The slope is averaged over a small number of segments marking the road
above and below the scan line.
road-edge-right-slope (scan-line): See
road-edge-right-slope.
road-end: Return the point at which the road
disappears in the distance, at the horizon.
driver-move-mouse-to (x-or-point &optional y):
Move the mouse pointer to a position on the image. This is similar
to the function move-mouse-to in the segman
package, but has its origin at at the top left of the image.
Another, smaller set of functions combines these primitives into an approximation of visual routines (the intention is that these routines should operate as visual routines in the intermediate vision sense.) The values that some of these functions return are still under discussion and development; for example, should everything be computed in degrees or in pixels?
field-vertical-center: Return the center of the visual field.
far-focus (&optional (n-degrees 5.5)): Return a point
centered in the lane some number of degrees below the horizon.
near-focus (&optional (n-degrees 10)): See
far-focus.
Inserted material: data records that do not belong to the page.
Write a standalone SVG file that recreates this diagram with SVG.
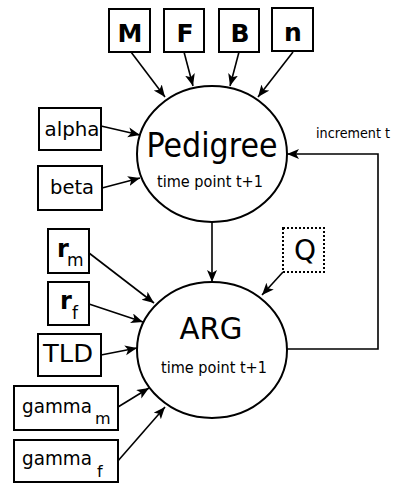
<svg xmlns="http://www.w3.org/2000/svg" width="401" height="483" viewBox="0 0 401 483">
  <style>
    .box { fill: #ffffff; stroke: #000000; stroke-width: 2; }
    .dotted { fill: #ffffff; stroke: #000000; stroke-width: 2; stroke-dasharray: 2 2; }
    .node { fill: #ffffff; stroke: #000000; stroke-width: 2; }
    .edge { fill: none; stroke: #000000; stroke-width: 1.6; marker-end: url(#head); }
    text { font-family: "DejaVu Sans", Verdana, sans-serif; fill: #000000; }
    .bold { font-weight: bold; font-size: 25px; text-anchor: middle; }
    .lbl { font-size: 20px; text-anchor: middle; }
    .sub { font-size: 15.5px; text-anchor: middle; }
  </style>
  <defs>
    <marker id="head" markerUnits="userSpaceOnUse" markerWidth="14" markerHeight="12" refX="12" refY="5" orient="auto">
      <path d="M0,0 L12,5 L0,10 L3,5 z" fill="#000000"/>
    </marker>
  </defs>

  <!-- connectors -->
  <g id="connectors">
    <line class="edge" x1="131" y1="52" x2="165" y2="97"/>
    <line class="edge" x1="184" y1="52" x2="193" y2="86"/>
    <line class="edge" x1="239" y1="52" x2="230" y2="86"/>
    <line class="edge" x1="293" y1="52" x2="258" y2="97"/>
    <line class="edge" x1="101" y1="126" x2="140" y2="135"/>
    <line class="edge" x1="102" y1="188" x2="140" y2="178"/>
    <line class="edge" x1="212" y1="222" x2="212" y2="282"/>
    <line class="edge" x1="283" y1="272" x2="262" y2="295"/>
    <polyline class="edge" points="286,349 378,349 378,154 287,154"/>
    <line class="edge" x1="89" y1="253" x2="154" y2="303"/>
    <line class="edge" x1="89" y1="304" x2="143" y2="322"/>
    <line class="edge" x1="101" y1="355" x2="137" y2="348"/>
    <line class="edge" x1="118" y1="407" x2="149" y2="388"/>
    <line class="edge" x1="117" y1="462" x2="165" y2="407"/>
  </g>

  <!-- loop label -->
  <text x="316" y="138" font-size="14" textLength="74" lengthAdjust="spacingAndGlyphs">increment t</text>

  <!-- top inputs -->
  <g id="M"><rect class="box" x="109" y="9" width="41" height="43"/><text class="bold" x="130" y="42">M</text></g>
  <g id="F"><rect class="box" x="164" y="9" width="40" height="43"/><text class="bold" x="185" y="42">F</text></g>
  <g id="B"><rect class="box" x="219" y="9" width="40" height="43"/><text class="bold" x="240" y="42">B</text></g>
  <g id="n"><rect class="box" x="272" y="8" width="41" height="43"/><text class="bold" x="293" y="41">n</text></g>

  <!-- left inputs of Pedigree -->
  <g id="alpha"><rect class="box" x="39" y="108" width="62" height="42"/><text class="lbl" x="72" y="136" textLength="55" lengthAdjust="spacingAndGlyphs">alpha</text></g>
  <g id="beta"><rect class="box" x="38" y="166" width="64" height="44"/><text class="lbl" x="72" y="194" textLength="44" lengthAdjust="spacingAndGlyphs">beta</text></g>

  <!-- Pedigree node -->
  <g id="pedigree">
    <ellipse class="node" cx="212" cy="154" rx="75" ry="68"/>
    <text x="212" y="157" font-size="34" text-anchor="middle" textLength="131" lengthAdjust="spacingAndGlyphs">Pedigree</text>
    <text class="sub" x="210" y="187" textLength="106" lengthAdjust="spacingAndGlyphs">time point t+1</text>
  </g>

  <!-- Q -->
  <g id="Q"><rect class="dotted" x="283" y="228" width="41" height="44"/><text x="305" y="260" font-size="28" text-anchor="middle">Q</text></g>

  <!-- left inputs of ARG -->
  <g id="rm"><rect class="box" x="48" y="229" width="41" height="44"/>
    <text x="57" y="257" font-size="24" font-weight="bold">r</text><text x="67" y="266" font-size="17">m</text></g>
  <g id="rf"><rect class="box" x="48" y="282" width="41" height="43"/>
    <text x="60" y="309" font-size="24" font-weight="bold">r</text><text x="72" y="319" font-size="17">f</text></g>
  <g id="TLD"><rect class="box" x="38" y="334" width="63" height="42"/><text x="68" y="362" font-size="25" text-anchor="middle" textLength="50" lengthAdjust="spacingAndGlyphs">TLD</text></g>
  <g id="gamma_m"><rect class="box" x="14" y="386" width="104" height="44"/>
    <text x="22" y="413" font-size="20" textLength="70" lengthAdjust="spacingAndGlyphs">gamma</text><text x="95" y="424" font-size="16">m</text></g>
  <g id="gamma_f"><rect class="box" x="14" y="440" width="104" height="42"/>
    <text x="22" y="465" font-size="20" textLength="70" lengthAdjust="spacingAndGlyphs">gamma</text><text x="97" y="477" font-size="16">f</text></g>

  <!-- ARG node -->
  <g id="arg">
    <ellipse class="node" cx="212" cy="350" rx="75" ry="68"/>
    <text x="211" y="339" font-size="31" text-anchor="middle" textLength="63" lengthAdjust="spacingAndGlyphs">ARG</text>
    <text class="sub" x="214" y="373" textLength="106" lengthAdjust="spacingAndGlyphs">time point t+1</text>
  </g>
</svg>
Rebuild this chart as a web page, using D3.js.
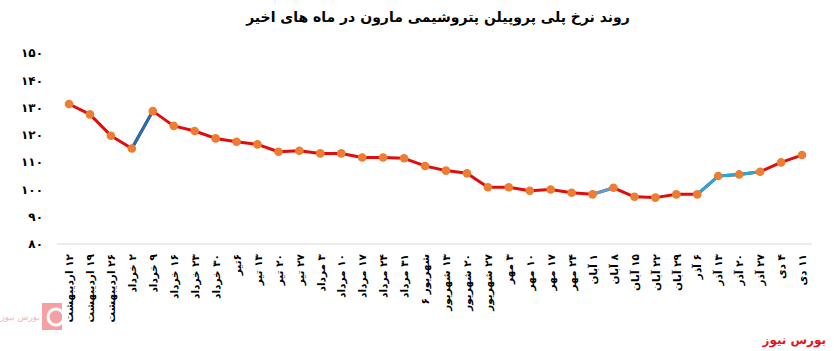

These two functions together can provide
information about steering direction, although in the code in the
steering section a different value is used for
the near focus. This is a modeling issue that should be resolved at
some point.
lane-deviation (&optional: (degrees-deviation 2)): Return
the number of degrees horizontal difference between where the car
is and where it "should" be, plus the direction that steering needs to
occur for correction.
road-edge-missing: Return some maximum value (for
consistency with lane-deviation and a direction to be
steered. See the discussion in the steering
section for further details.
estimated-flow: Return a number indicating the amount of
change since the last time the function has been called. See the
discussion in the speed control section
for further details.